Instructions to follow
Look below. Copy each line that has "this" in it.

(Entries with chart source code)
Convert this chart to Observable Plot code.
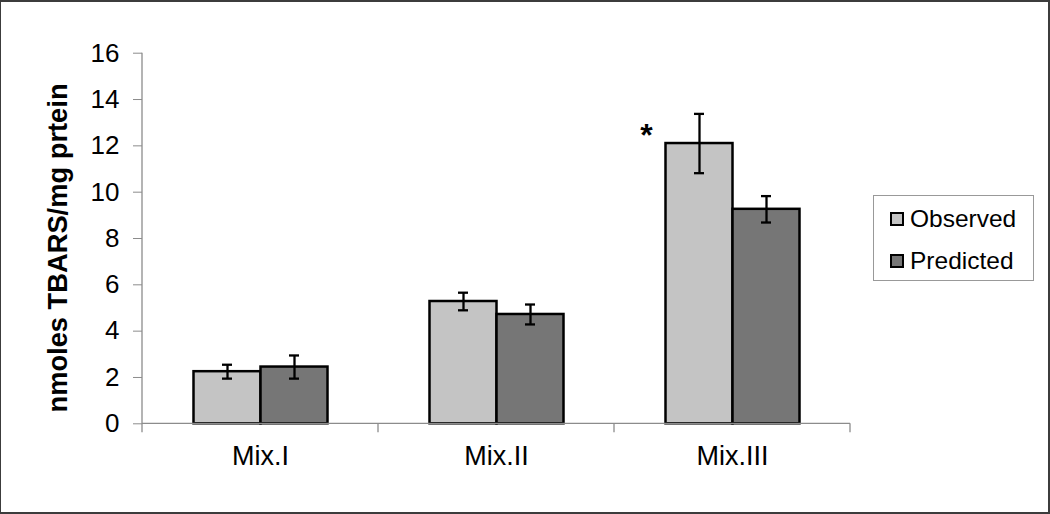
<!DOCTYPE html>
<html><head><meta charset="utf-8">
<script src="https://cdn.jsdelivr.net/npm/d3@7"></script>
<script src="https://cdn.jsdelivr.net/npm/@observablehq/plot@0.6"></script>
<style>
html,body{margin:0;padding:0;background:#fff;}
#wrap{position:relative;width:1050px;height:514px;overflow:hidden;font-family:"Liberation Sans",Arial,sans-serif;}
#chart svg{display:block;}
#border{position:absolute;left:0;top:0;width:1050px;height:514px;box-sizing:border-box;border:2px solid #3c3c3c;border-left-width:1px;pointer-events:none;}
#legend{position:absolute;left:873px;top:195px;width:161px;height:86px;box-sizing:border-box;border:1px solid #999;background:#fff;}
.row{position:absolute;left:16px;height:28px;line-height:28px;display:flex;align-items:center;font-size:24.5px;color:#000;}
.sw{width:10px;height:10px;border:2px solid #000;margin-right:6px;}
</style></head><body>
<div id="wrap"><div id="chart"></div><div id="legend"></div><div id="border"></div></div>
<script>
const categories = ["Mix.I", "Mix.II", "Mix.III"];
const series = ["Observed", "Predicted"];
const observed = [2.25, 5.28, 12.1];
const observedErr = [0.3, 0.38, 1.28];
const predicted = [2.45, 4.72, 9.26];
const predictedErr = [0.5, 0.43, 0.57];
const yTicks = [0, 2, 4, 6, 8, 10, 12, 14, 16];
const yLabel = "nmoles TBARS/mg prtein";
const colors = ["#c4c4c4", "#767676"];
const significant = ["Mix.III"];

const data = [];
categories.forEach((c, i) => {
  data.push({cat: c, series: "Observed", value: observed[i], err: observedErr[i]});
  data.push({cat: c, series: "Predicted", value: predicted[i], err: predictedErr[i]});
});

function axisLines(index, scales, values, dim) {
  const g = d3.create("svg:g");
  const x0 = dim.marginLeft, x1 = dim.width - dim.marginRight;
  const yTopV = yTicks[yTicks.length - 1];
  const y0 = scales.y ? scales.y(0) : dim.height - dim.marginBottom;
  const yTop = scales.y ? scales.y(yTopV) : dim.marginTop;
  const lines = g.append("g").attr("stroke", "#8c8c8c").attr("stroke-width", 1.3);
  lines.append("line").attr("x1", x0).attr("x2", x1).attr("y1", y0).attr("y2", y0);
  lines.append("line").attr("x1", x0).attr("x2", x0).attr("y1", yTop).attr("y2", y0 + 9);
  const bw = (x1 - x0) / categories.length;
  categories.forEach((c, i) => {
    const xe = x0 + (i + 1) * bw;
    lines.append("line").attr("x1", xe).attr("x2", xe).attr("y1", y0).attr("y2", y0 + 9);
  });
  g.append("text")
    .attr("transform", `translate(${dim.marginLeft - 85},${(y0 + yTop) / 2 + 10}) rotate(-90)`)
    .attr("text-anchor", "middle")
    .attr("dy", "0.35em")
    .attr("font-size", 27.3)
    .attr("font-weight", "bold")
    .attr("fill", "#000")
    .text(yLabel);
  return g.node();
}

const chart = Plot.plot({
  width: 1050,
  height: 514,
  marginLeft: 141.5,
  marginRight: 200,
  marginTop: 52.7,
  marginBottom: 90.7,
  style: {fontFamily: "Liberation Sans, Arial, sans-serif", background: "transparent", color: "#000"},
  fx: {domain: categories, paddingInner: 0, paddingOuter: 0},
  x: {domain: series, paddingInner: 0, paddingOuter: 0.737, axis: null},
  y: {domain: [0, 16]},
  color: {domain: series, range: colors},
  marks: [
    Plot.barY(data, {fx: "cat", x: "series", y: "value", fill: "series", stroke: "#000", strokeWidth: 2.5}),
    Plot.ruleX(data, {fx: "cat", x: "series", y1: d => d.value - d.err, y2: d => d.value + d.err, stroke: "#000", strokeWidth: 2.3}),
    Plot.tickY(data, {fx: "cat", x: "series", y: d => d.value - d.err, stroke: "#000", strokeWidth: 2.3, insetLeft: 28.5, insetRight: 28.5}),
    Plot.tickY(data, {fx: "cat", x: "series", y: d => d.value + d.err, stroke: "#000", strokeWidth: 2.3, insetLeft: 28.5, insetRight: 28.5}),
    Plot.text(data.filter(d => d.series === "Observed" && significant.includes(d.cat)),
      {fx: "cat", x: "series", y: "value", text: () => "*", dx: -53, dy: -8, fontSize: 32, fontWeight: "bold", fill: "#000"}),
    Plot.axisY({ticks: yTicks, tickSize: 9, tickPadding: 14, fontSize: 26, label: null, stroke: "#8c8c8c", fill: "#000"}),
    Plot.axisFx({anchor: "bottom", tickSize: 0, tickPadding: 22, fontSize: 27, label: null, fill: "#000"}),
    Plot.frame({facet: "super", stroke: "none", render: (index, scales, values, dim) => axisLines(index, scales, values, dim)})
  ]
});
document.getElementById("chart").appendChild(chart);

const legend = document.getElementById("legend");
series.forEach((s, i) => {
  const row = document.createElement("div");
  row.className = "row";
  row.style.top = (9 + i * 42) + "px";
  const sw = document.createElement("div");
  sw.className = "sw";
  sw.style.background = colors[i];
  row.appendChild(sw);
  row.appendChild(document.createTextNode(s));
  legend.appendChild(row);
});
</script>
</body></html>
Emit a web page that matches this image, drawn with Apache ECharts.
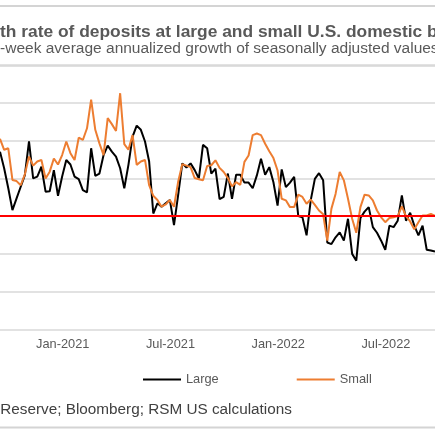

Complete response
Convert this chart to Observable Plot code.
Emit a web page that matches this image, drawn with Apache ECharts.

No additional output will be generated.